Roastmaster vs. iRANiAN.CYBER.ARMY Part Deux

Well, about a week ago I posted here in regards to this “hacking” that took place on Twitter supposedly carried out by the “iRANiAN.CYBER.ARMY”, a group I assume is comprised entirely of Iranian 11-year-olds who are unable to get their pilots licenses yet so rather than waste time playing with trash and AK-47’s they took the liberty of jazzing up Twitter late 90’s style.

I wanted to be all over this like some kind of a racist joke about rice or Ethiopians so I sent an email out to this “army” posing as a Norwegian news reporter. My email, as you can probably still see on the front page of GatorAIDS.com, was mostly a stab at them thinly veiled as an interview. Honestly in hind sight that was probably a stupid move and they might have bombed my house but then again these people were dumb enough to use Gmail and that’s unfortunately the nail in the casket here; I emailed them and the next day when I checked my inbox I had that ominous message from the MAILER DAEMON informing me that my message delivery was “permanently failed forever” or something equally as insulting and demeaning. Thanks Google, thanks for telling me that I EPIC PHAIL’D LOLZ on sending terrorists an email.

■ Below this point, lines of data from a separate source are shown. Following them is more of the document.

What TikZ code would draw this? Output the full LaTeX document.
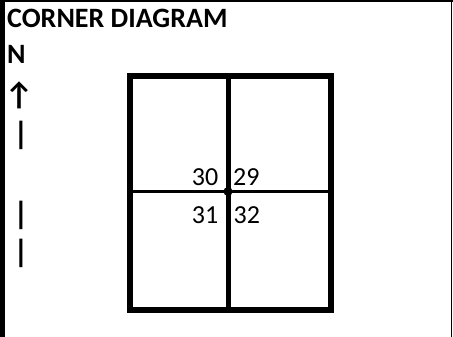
\documentclass[tikz,border=0pt]{standalone}
\usepackage{fontspec}
\setmainfont{Carlito}
\begin{document}
\begin{tikzpicture}[x=1pt,y=-1pt,
  lbl/.style={inner sep=0pt,font=\fontsize{28}{32}\selectfont\bfseries},
  barlbl/.style={inner sep=0pt,font=\fontsize{32}{36}\selectfont\bfseries},
  num/.style={inner sep=0pt,font=\fontsize{26}{30}\selectfont},
  thickbox/.style={line width=6pt},
  midline/.style={line width=3pt}]
\useasboundingbox (0,0) rectangle (453,337);
% frame
\draw[line width=5pt] (2.5,0) -- (2.5,337);
\draw[line width=2pt] (0,1) -- (453,1);
\draw[line width=1.5pt] (451.5,0) -- (451.5,337);
% title and compass
\node[lbl,anchor=base west] (title) at (7,28) {CORNER DIAGRAM};
\node[lbl,anchor=base west] (n) at (7,64) {N};
\node[barlbl,anchor=center] (arr) at (19,95) {↑};
\node[barlbl,anchor=center] (b1) at (21,135) {|};
\node[barlbl,anchor=center] (b2) at (21,215) {|};
\node[barlbl,anchor=center] (b3) at (21,253) {|};
% box
\coordinate (tl) at (130,76);
\coordinate (br) at (331.3,309.5);
\coordinate (vt) at (228,76);
\coordinate (vb) at (228,309.5);
\coordinate (hl) at (130,191.5);
\coordinate (hr) at (331.3,191.5);
\draw[thickbox] (tl) rectangle (br);
\draw[line width=5pt] (vt) -- (vb);
\draw[midline] (hl) -- (hr);
\fill (228,191.5) circle (4.5);
\node[num,anchor=base east] (n30) at (218.5,185) {30};
\node[num,anchor=base west] (n29) at (233,185) {29};
\node[num,anchor=base east] (n31) at (218.5,223) {31};
\node[num,anchor=base west] (n32) at (233.5,223) {32};
\end{tikzpicture}
\end{document}
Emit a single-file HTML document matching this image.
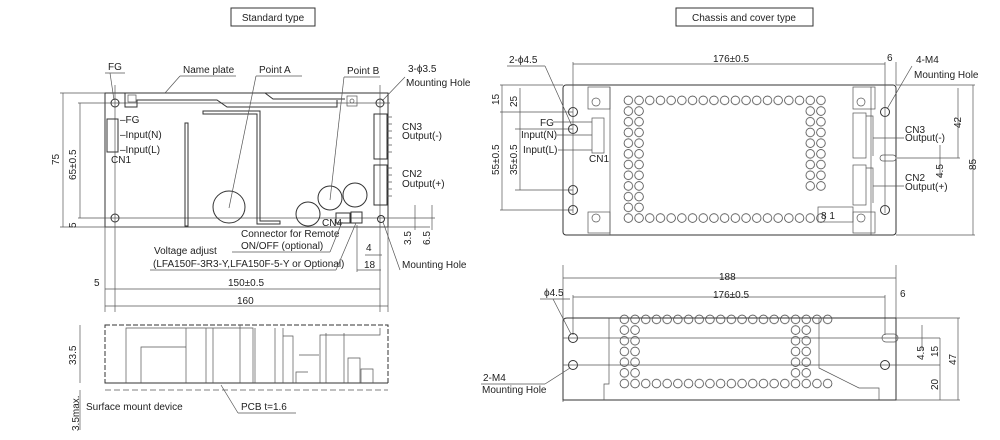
<!DOCTYPE html>
<html><head><meta charset="utf-8"><style>
body{margin:0;background:#fff;}
svg{display:block}
text{font-family:"Liberation Sans",sans-serif;font-size:10px;fill:#222}
.l{stroke:#333;stroke-width:1;fill:none}
.t{stroke:#555;stroke-width:.7;fill:none}
</style></head><body>
<svg width="1000" height="440" viewBox="0 0 1000 440">
<defs>
<pattern id="vh" x="623" y="95" width="10.7" height="10.7" patternUnits="userSpaceOnUse"><circle cx="5.35" cy="5.35" r="4.3" fill="none" stroke="#444" stroke-width=".8"/></pattern>
<pattern id="vh2" x="619" y="314" width="10.7" height="10.7" patternUnits="userSpaceOnUse"><circle cx="5.35" cy="5.35" r="4.3" fill="none" stroke="#444" stroke-width=".8"/></pattern>
</defs>
<!-- titles -->
<rect x="231" y="8" width="84" height="18" class="l" stroke-width="1.2"/><text x="273" y="21" text-anchor="middle" font-size="11">Standard type</text>
<rect x="676" y="8" width="137" height="18" class="l" stroke-width="1.2"/><text x="744" y="21" text-anchor="middle" font-size="11">Chassis and cover type</text>

<!-- ===== Standard top ===== -->
<rect x="105" y="93" width="283" height="134" class="l"/>
<line x1="60" y1="93" x2="105" y2="93" class="t"/><line x1="60" y1="227" x2="430" y2="227" class="t"/>
<line x1="78" y1="103" x2="390" y2="103" class="t"/><line x1="78" y1="218" x2="435" y2="218" class="t"/>
<line x1="115" y1="85" x2="115" y2="312" class="t"/><line x1="380" y1="85" x2="380" y2="312" class="t"/>
<line x1="105" y1="227" x2="105" y2="312" class="t"/><line x1="388" y1="227" x2="388" y2="312" class="t"/>
<circle cx="115" cy="103" r="4" class="l"/><circle cx="380" cy="103" r="4" class="l"/><circle cx="115" cy="218" r="4" class="l"/><circle cx="381" cy="219" r="3.5" class="l"/>
<path d="M125 93 v14 h12 v-7 h80 l10 7 h110 v-7 M125 93 H265 l8 6 H345" class="l"/>
<rect x="128" y="95" width="8" height="7" class="t"/><rect x="347" y="96" width="10" height="10" class="t"/><circle cx="352" cy="101" r="2" class="t"/>
<path d="M203 111 h57 v110 h20 v3 h-23 v-110 h-54 z" class="l"/>
<rect x="185" y="123" width="3" height="103" class="l"/>
<circle cx="229" cy="207" r="16" class="l"/><circle cx="308" cy="214" r="12" class="l"/><circle cx="330" cy="198" r="12" class="l"/><circle cx="355" cy="195" r="12" class="l"/>
<rect x="107" y="119" width="11" height="33" class="l"/><text x="120" y="123" font-size="9">–FG</text><text x="120" y="138" font-size="9">–Input(N)</text><text x="120" y="153" font-size="9">–Input(L)</text><text x="111" y="163" font-size="9">CN1</text>
<rect x="374" y="114" width="13" height="45" class="l"/><rect x="374" y="165" width="13" height="40" class="l"/>
<path d="M387 117 h5 M387 124 h5 M387 131 h5 M387 138 h5 M387 145 h5 M387 152 h5 M387 168 h5 M387 175 h5 M387 182 h5 M387 189 h5 M387 196 h5" class="t"/>
<text x="402" y="130" font-size="9">CN3</text><text x="402" y="139" font-size="9">Output(-)</text>
<text x="402" y="177" font-size="9">CN2</text><text x="402" y="187" font-size="9">Output(+)</text>
<rect x="336" y="213" width="14" height="10" class="l"/><rect x="351" y="212" width="11" height="11" class="l"/><text x="322" y="226" font-size="8">CN4</text>
<text x="108" y="70">FG</text><line x1="105" y1="73" x2="125" y2="73" class="t"/><line x1="110" y1="73" x2="114" y2="100" class="t"/>
<text x="183" y="73">Name plate</text><line x1="180" y1="76" x2="236" y2="76" class="t"/><line x1="180" y1="76" x2="165" y2="93" class="t"/>
<text x="259" y="73">Point A</text><line x1="256" y1="76" x2="302" y2="76" class="t"/><line x1="256" y1="76" x2="229" y2="208" class="t"/>
<text x="347" y="74">Point B</text><line x1="344" y1="77" x2="380" y2="77" class="t"/><line x1="344" y1="77" x2="330" y2="200" class="t"/>
<text x="408" y="72">3-ϕ3.5</text><text x="406" y="86" font-size="9.5">Mounting Hole</text><line x1="405" y1="77" x2="382" y2="101" class="t"/>
<text x="241" y="237" font-size="10">Connector for Remote</text><text x="241" y="249" font-size="10">ON/OFF (optional)</text><line x1="232" y1="252" x2="330" y2="252" class="t"/><line x1="330" y1="252" x2="342" y2="222" class="t"/>
<text x="154" y="254">Voltage adjust</text><text x="153" y="267" font-size="9.5">(LFA150F-3R3-Y,LFA150F-5-Y or Optional)</text><line x1="150" y1="270" x2="336" y2="270" class="t"/><line x1="336" y1="270" x2="356" y2="223" class="t"/>
<text x="402" y="268">Mounting Hole</text><line x1="400" y1="270" x2="383" y2="222" class="t"/>
<!-- dims -->
<line x1="63" y1="93" x2="63" y2="227" class="t"/><text x="59" y="165" transform="rotate(-90 59 165)">75</text>
<line x1="80" y1="103" x2="80" y2="218" class="t"/><text x="76" y="180" transform="rotate(-90 76 180)" font-size="9">65±0.5</text>
<text x="76" y="228" transform="rotate(-90 76 228)" font-size="9">5</text>
<line x1="105" y1="289" x2="380" y2="289" class="t"/><text x="94" y="286">5</text><text x="228" y="286">150±0.5</text>
<line x1="105" y1="306" x2="388" y2="306" class="t"/><text x="237" y="304">160</text>
<line x1="365" y1="255" x2="382" y2="255" class="t"/><text x="366" y="251">4</text>
<line x1="357" y1="270" x2="381" y2="270" class="t"/><text x="364" y="268">18</text><line x1="357" y1="225" x2="357" y2="272" class="t"/>
<line x1="415" y1="205" x2="415" y2="230" class="t"/><text x="411" y="245" transform="rotate(-90 411 245)">3.5</text>
<line x1="432" y1="205" x2="432" y2="230" class="t"/><text x="430" y="245" transform="rotate(-90 430 245)">6.5</text>

<!-- ===== Standard side ===== -->
<rect x="105" y="325" width="283" height="58" class="l" stroke-dasharray="5,2"/>
<line x1="105" y1="383" x2="388" y2="383" class="l"/>
<path d="M126 383 v-55 h60 v55 M141 383 v-36 h45 M186 328 h67 v55 M206 328 v55 M213 328 v55 M240 325 v58 M255 328 v55 M275 328 v55 M283 336 h10 v47 M283 328 v55 M320 383 v-48 h60 v-7 M299 355 h20 M348 383 v-25 h12 v25 M361 383 v-14 h12 v14 M296 383 v-11 h12 M326 383 v-50 M344 383 v-50" class="t"/>
<line x1="105" y1="390" x2="388" y2="390" class="t" stroke-dasharray="6,3"/>
<line x1="80" y1="325" x2="80" y2="383" class="t"/><text x="76" y="365" transform="rotate(-90 76 365)">33.5</text>
<line x1="80" y1="390" x2="80" y2="430" class="t"/><text x="79" y="431" transform="rotate(-90 79 431)" font-size="9.5">3.5max.</text>
<text x="86" y="410">Surface mount device</text>
<text x="241" y="410">PCB  t=1.6</text><line x1="238" y1="413" x2="296" y2="413" class="t"/><line x1="238" y1="413" x2="221" y2="385" class="t"/>

<!-- ===== Chassis top ===== -->
<rect x="563" y="85" width="333" height="150" rx="3" class="l"/>
<rect x="588" y="87" width="22" height="22" class="t"/><circle cx="596" cy="102" r="4" class="t"/>
<rect x="588" y="212" width="22" height="21" class="t"/><circle cx="596" cy="218" r="4" class="t"/>
<rect x="853" y="87" width="22" height="22" class="t"/><circle cx="861" cy="102" r="4" class="t"/>
<rect x="853" y="212" width="22" height="21" class="t"/><circle cx="861" cy="218" r="4" class="t"/>
<line x1="610" y1="87" x2="610" y2="235" class="t"/><line x1="871" y1="87" x2="871" y2="235" class="t"/>
<rect x="623" y="95" width="203.3" height="10.7" fill="url(#vh)"/>
<rect x="623" y="212.7" width="203.3" height="10.7" fill="url(#vh)"/>
<rect x="623" y="105.7" width="21.4" height="107" fill="url(#vh)"/>
<rect x="804.9" y="105.7" width="21.4" height="85.6" fill="url(#vh)"/>
<circle cx="573" cy="112" r="4.5" class="l"/><circle cx="573" cy="129" r="4.5" class="l"/><circle cx="573" cy="190" r="4.5" class="l"/><circle cx="573" cy="210" r="4.5" class="l"/>
<circle cx="885" cy="112" r="4.5" class="l"/><circle cx="885" cy="210" r="4.5" class="l"/>
<rect x="592" y="118" width="12" height="35" class="t"/><text x="589" y="162" font-size="9">CN1</text>
<rect x="853" y="113" width="13" height="45" class="t"/><rect x="853" y="165" width="13" height="40" class="t"/>
<path d="M866 116 h7 v40 M866 168 h7 v35" class="t"/>
<rect x="818" y="207" width="35" height="15" class="t"/><text x="821" y="219" font-size="8">8 1</text>
<rect x="880" y="155" width="16" height="6" rx="3" class="t"/>
<text x="540" y="126">FG</text><line x1="553" y1="122" x2="592" y2="122" class="t"/>
<text x="521" y="138">Input(N)</text><line x1="557" y1="135" x2="592" y2="135" class="t"/>
<text x="523" y="153">Input(L)</text><line x1="558" y1="150" x2="592" y2="150" class="t"/>
<text x="905" y="133" font-size="9">CN3</text><text x="905" y="141" font-size="9">Output(-)</text><line x1="873" y1="138" x2="904" y2="138" class="t"/>
<text x="905" y="181" font-size="9">CN2</text><text x="905" y="190" font-size="9">Output(+)</text><line x1="873" y1="186" x2="904" y2="186" class="t"/>
<text x="509" y="63">2-ϕ4.5</text><line x1="507" y1="66" x2="545" y2="66" class="t"/><line x1="545" y1="66" x2="572" y2="126" class="t"/>
<text x="916" y="63">4-M4</text><text x="914" y="78" font-size="9.5">Mounting Hole</text><line x1="912" y1="66" x2="887" y2="109" class="t"/>
<line x1="573" y1="62" x2="573" y2="213" class="t"/><line x1="885" y1="62" x2="885" y2="213" class="t"/><line x1="896" y1="62" x2="896" y2="85" class="t"/>
<line x1="573" y1="64" x2="885" y2="64" class="t"/><text x="713" y="62">176±0.5</text><text x="887" y="61">6</text>
<line x1="500" y1="85" x2="563" y2="85" class="t"/><line x1="500" y1="112" x2="573" y2="112" class="t"/><line x1="515" y1="129" x2="573" y2="129" class="t"/><line x1="515" y1="190" x2="573" y2="190" class="t"/><line x1="500" y1="210" x2="573" y2="210" class="t"/>
<line x1="502" y1="85" x2="502" y2="210" class="t"/><text x="499" y="105" transform="rotate(-90 499 105)">15</text><text x="499" y="175" transform="rotate(-90 499 175)" font-size="9">55±0.5</text>
<line x1="520" y1="88" x2="520" y2="190" class="t"/><text x="517" y="107" transform="rotate(-90 517 107)">25</text><text x="517" y="175" transform="rotate(-90 517 175)" font-size="9">35±0.5</text>
<line x1="896" y1="85" x2="975" y2="85" class="t"/><line x1="896" y1="235" x2="975" y2="235" class="t"/><line x1="897" y1="158" x2="960" y2="158" class="t"/>
<line x1="958" y1="88" x2="958" y2="158" class="t"/><text x="961" y="128" transform="rotate(-90 961 128)">42</text>
<line x1="973" y1="85" x2="973" y2="235" class="t"/><text x="976" y="170" transform="rotate(-90 976 170)">85</text>
<line x1="940" y1="145" x2="940" y2="178" class="t"/><text x="943" y="178" transform="rotate(-90 943 178)">4.5</text>

<!-- ===== Chassis side ===== -->
<line x1="563" y1="265" x2="563" y2="402" class="t"/><line x1="896" y1="265" x2="896" y2="318" class="t"/>
<line x1="563" y1="278" x2="896" y2="278" class="t"/><text x="719" y="280">188</text>
<line x1="573" y1="295" x2="573" y2="335" class="t"/><line x1="885" y1="295" x2="885" y2="335" class="t"/>
<line x1="573" y1="297" x2="885" y2="297" class="t"/><text x="713" y="298">176±0.5</text><text x="900" y="297">6</text>
<path d="M563 400 V322 q0-4 4-4 H896 V400 Z" class="l"/>
<path d="M609 318 v66 h-5 v16 M819 318 v50 l40 20 h20 v12" class="t"/>
<rect x="619" y="314" width="214" height="10.7" fill="url(#vh2)"/>
<rect x="619" y="324.7" width="21.4" height="53.5" fill="url(#vh2)"/>
<rect x="790.2" y="324.7" width="21.4" height="53.5" fill="url(#vh2)"/>
<rect x="619" y="378.2" width="214" height="10.7" fill="url(#vh2)"/>
<circle cx="573" cy="338" r="4.5" class="l"/><circle cx="573" cy="365" r="4.5" class="l"/><circle cx="885" cy="365" r="4.5" class="l"/>
<rect x="882" y="334" width="16" height="8" rx="4" class="t"/>
<line x1="563" y1="338" x2="940" y2="338" class="t"/><line x1="563" y1="365" x2="940" y2="365" class="t"/><line x1="896" y1="318" x2="960" y2="318" class="t"/><line x1="896" y1="400" x2="960" y2="400" class="t"/>
<text x="544" y="296">ϕ4.5</text><line x1="540" y1="299" x2="570" y2="299" class="t"/><line x1="553" y1="299" x2="571" y2="334" class="t"/>
<text x="483" y="381">2-M4</text><text x="482" y="393" font-size="9.5">Mounting Hole</text><line x1="481" y1="384" x2="545" y2="384" class="t"/><line x1="545" y1="384" x2="570" y2="368" class="t"/>
<line x1="922" y1="325" x2="922" y2="350" class="t"/><text x="924" y="360" transform="rotate(-90 924 360)">4.5</text>
<line x1="940" y1="338" x2="940" y2="400" class="t"/><text x="938" y="357" transform="rotate(-90 938 357)">15</text><text x="938" y="390" transform="rotate(-90 938 390)">20</text>
<line x1="958" y1="318" x2="958" y2="400" class="t"/><text x="956" y="365" transform="rotate(-90 956 365)">47</text>
</svg>
</body></html>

I’ve attempted to look into this “news” further since it happened so I’d have at least something of merit to say but honestly trying to search for anything just brings up an equal portion of idiot bloggers echoing the sentiment “OH NOEZ TEH TWITTAR WAS HAXORD ;______;” and politically-skewed news websites trying to groundlessly tie this into some kind of Anti-American attack ON AMERICAAAAAAATERRORISMMMBLARGH. After wading through all of this nonsense online I have come to this conclusion: Twitter fucking deserved it, and they deserve to have it happen again. Just look at how stupid the people who take it as SRS BIZNZ are acting about it. Seriously. Twitter barely passes as “social media”, it’s more like text message trash that you’d never want to read and had the pool of Tweets not been tainted by middle-schoolers talking about how they want to bang the cast of Avatar or whatever maybe¬†Twitter would have sufficed as a kind of syndication if RSS hadn’t been developed some five fucking billion years ago.

Where’s the job application for that CYBER ARMY OF IRAN because I’d like to be in on their next op.